Along with that, there’s a new character and hats, which I don’t care about. They also added in some kind of cosmetic shop at some point, which I also don’t care about.

When I first covered Killing Floor 2 back in June, people were critical of the slow content releases. With only two major updates in the eight months the game has been out, some might feel like there isn’t rapid enough return to invest their time. I find this notion troubling. Killing Floor 2 is a $30 Early Access game, that releases good and finished content as it is developed. This isn’t Evolve, rolling out the gate with an anemic roster 1/3 hidden behind a paywall. This isn’t Battlefront demanding $50 for the privilege of experiencing the rest of their game. This is a game that rightfully says, “hey there, we aren’t done, but check out what we have so far. This is all part of the full game, so it’ll all be introduced in the future free of cost. Because obviously, we want to sell a complete package, and of course you should give people a full game when it is done with all the content. What kind of terrible monsters would dream of doing anything else?”

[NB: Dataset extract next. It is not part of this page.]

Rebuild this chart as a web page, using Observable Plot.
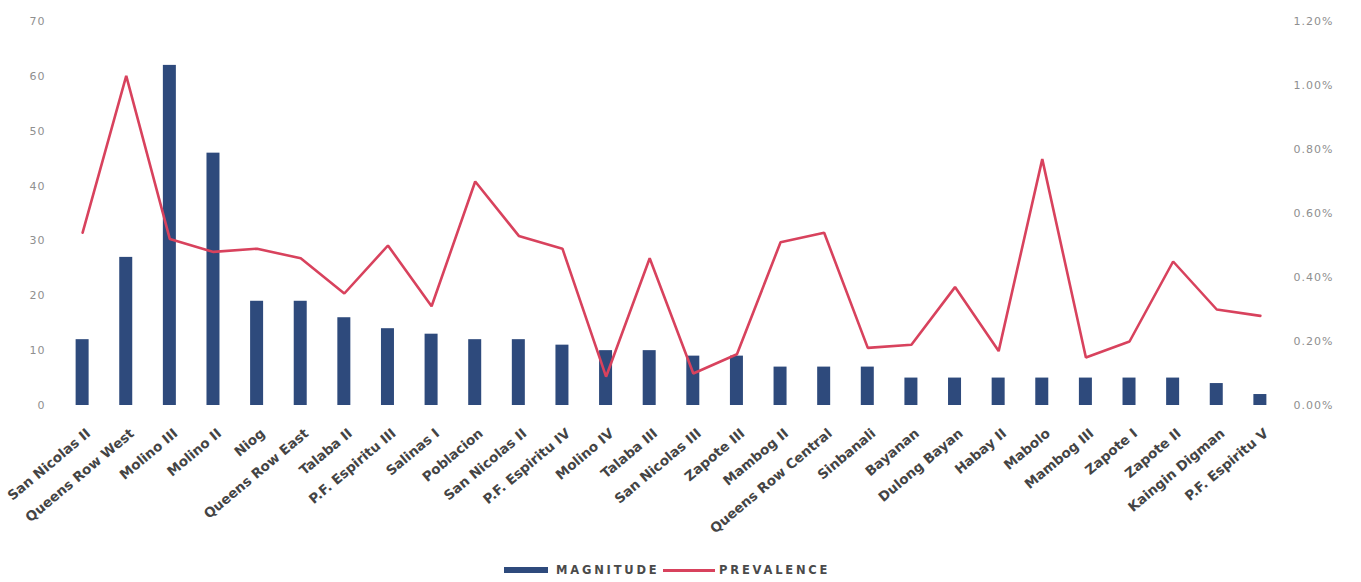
<!DOCTYPE html>
<html>
<head>
<meta charset="utf-8">
<script src="https://cdn.jsdelivr.net/npm/d3@7"></script>
<script src="https://cdn.jsdelivr.net/npm/@observablehq/plot@0.6"></script>
<style>
  html, body { margin: 0; padding: 0; background: #fff; }
  #chart { width: 1361px; }
  .legend {
    position: relative; height: 22px;
    font-family: "DejaVu Sans", sans-serif; font-size: 11.5px; font-weight: bold;
    color: #4a4a4a; letter-spacing: 2.8px;
  }
  .legend span { position: absolute; top: 0; line-height: 20px; }
  .legend .sw-bar { left: 504px; top: 7px; width: 44px; height: 6px; background: #2e4a7c; }
  .legend .sw-line { left: 663px; top: 9px; width: 52px; height: 2.5px; background: #d8425d; }
</style>
</head>
<body>
<div id="chart"></div>
<script>
// Barangays, ordered by number of cases
const barangays = [
  "San Nicolas II", "Queens Row West", "Molino III", "Molino II", "Niog",
  "Queens Row East", "Talaba II", "P.F. Espiritu III", "Salinas I", "Poblacion",
  "San Nicolas II ", "P.F. Espiritu IV", "Molino IV", "Talaba III", "San Nicolas III",
  "Zapote III", "Mambog II", "Queens Row Central", "Sinbanali", "Bayanan",
  "Dulong Bayan", "Habay II", "Mabolo", "Mambog III", "Zapote I",
  "Zapote II", "Kaingin Digman", "P.F. Espiritu V"
];
// Number of cases (left axis)
const magnitude = [12, 27, 62, 46, 19, 19, 16, 14, 13, 12, 12, 11, 10, 10, 9, 9, 7, 7, 7, 5, 5, 5, 5, 5, 5, 5, 4, 2];
// Prevalence in percent (right axis)
const prevalence = [0.54, 1.03, 0.52, 0.48, 0.49, 0.46, 0.35, 0.50, 0.31, 0.70,
  0.53, 0.49, 0.09, 0.46, 0.10, 0.16, 0.51, 0.54, 0.18, 0.19,
  0.37, 0.17, 0.77, 0.15, 0.20, 0.45, 0.30, 0.28];
// Axis ticks
const leftTicks = [0, 10, 20, 30, 40, 50, 60, 70];
const rightTicks = [0, 0.2, 0.4, 0.6, 0.8, 1.0, 1.2];

const leftMax = 70, rightMax = 1.2;
const toLeft = p => p * leftMax / rightMax; // map prevalence onto the magnitude scale

const rows = barangays.map((name, i) => ({name, magnitude: magnitude[i], prevalence: prevalence[i]}));

const barColor = "#2e4a7c";
const lineColor = "#d8425d";
const tickGray = "#8f8f8f";

const chart = Plot.plot({
  width: 1361,
  height: 560,
  marginTop: 21,
  marginBottom: 155,
  marginLeft: 45,
  marginRight: 64,
  style: {background: "#fff", fontFamily: "DejaVu Sans, sans-serif"},
  x: {domain: barangays, padding: 0.702, round: false, label: null},
  y: {domain: [0, leftMax], label: null},
  marks: [
    Plot.barY(rows, {x: "name", y: "magnitude", fill: barColor}),
    Plot.line(rows, {x: "name", y: d => toLeft(d.prevalence), stroke: lineColor, strokeWidth: 2.6, strokeLinejoin: "miter"}),
    Plot.axisY(leftTicks, {
      anchor: "left", tickSize: 0, tickPadding: 0, fontSize: 11, fill: tickGray, label: null
    }),
    Plot.axisY(rightTicks.map(toLeft), {
      anchor: "right", tickSize: 0, tickPadding: -4, fontSize: 11, fill: tickGray, label: null,
      tickFormat: v => (v * rightMax / leftMax).toFixed(2) + "%"
    }),
    Plot.axisX({
      anchor: "bottom", tickSize: 0, tickPadding: 26, tickRotate: -40, dx: 6,
      fontSize: 13.5, fontWeight: "bold", fill: "#444444", label: null,
      tickFormat: d => d.trim()
    })
  ]
});

// slightly wider tick text
d3.select(chart).selectAll("[aria-label='y-axis tick label'] text").attr("letter-spacing", "1px");

document.getElementById("chart").append(chart);

const legend = document.createElement("div");
legend.className = "legend";
legend.innerHTML = '<span class="sw-bar"></span><span style="left:556px">MAGNITUDE</span>' +
  '<span class="sw-line"></span><span style="left:719px">PREVALENCE</span>';
document.getElementById("chart").append(legend);
</script>
</body>
</html>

When Incinerate N’ Detonate was introduced in September, I said it made the already enjoyable $30 package well worth it. Return of the Patriarch continues this trend. It’s great to see how far this title has come, with receptive patches and a genuine desire to deliver on promises. Each content pack has introduced not only just new stuff, but unique stuff that makes the game feel fresh and compelling. I look forward to what this title has to offer in months to come, though I already know what I’ll be saying about future updates. It’s already worth it, and will just become a better deal over time.